## Wilson’s Theorem

Prove that $x^{p^n-1}-1 = \prod_{\alpha \in \mathbb{F}_{p^n}^\times} (x-\alpha)$. Conclude that $\prod_{\alpha \in \mathbb{F}_{p^n}^\times} \alpha = (-1)^{p^n}$. Deduce Wilson’s Theorem: if $p$ is an odd prime, then $(p-1)! \equiv -1$ mod $p$.
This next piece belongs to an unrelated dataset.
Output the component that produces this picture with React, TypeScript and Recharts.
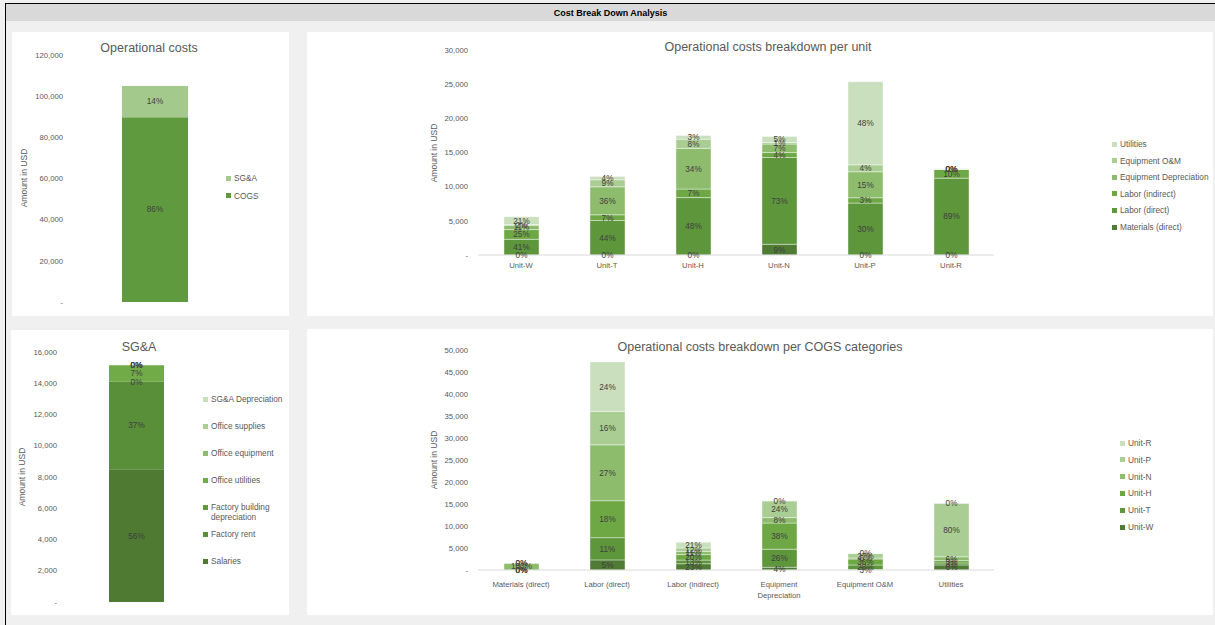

Recall that $x^{p^n}-x = \prod_{\alpha \in \mathbb{F}_{p^n}^\times}(x-\alpha)$ by definition, and that $0 \in \mathbb{F}_{p^n}$ is merely the root having minimal polynomial $x$. So $x^{p^n-1}-1 = \prod_{\alpha \in \mathbb{F}_{p^n}^\times} (x-\alpha)$. Comparing constant coefficients, we have $\prod_{\alpha \in \mathbb{F}_{p^n}^\times} (-\alpha) = -1$, so that \$latex $(-1)^{p^n-1} \prod_{\alpha \in \mathbb{F}_{p^n}^\times} \alpha = -1$, and hence $\prod_{\alpha \in \mathbb{F}_{p^n}^\times} \alpha = (-1)^{p^n}$.

Restrict now to the field $\mathbb{F}_p \cong \mathbb{Z}/(p)$ with $p$ odd. Then $\prod_{\alpha \in \mathbb{F}_p} \alpha = (p-1)!$, and $(-1)^p = -1$. Thus $(p-1)! \equiv -1$ mod $p$.

(I’d like to point out that this is a really roundabout way to prove Wilson’s Theorem. The easy(ier) way is to note that in $\mathbb{Z}/(p)^\times$, every element but -1 is distinct from its inverse.)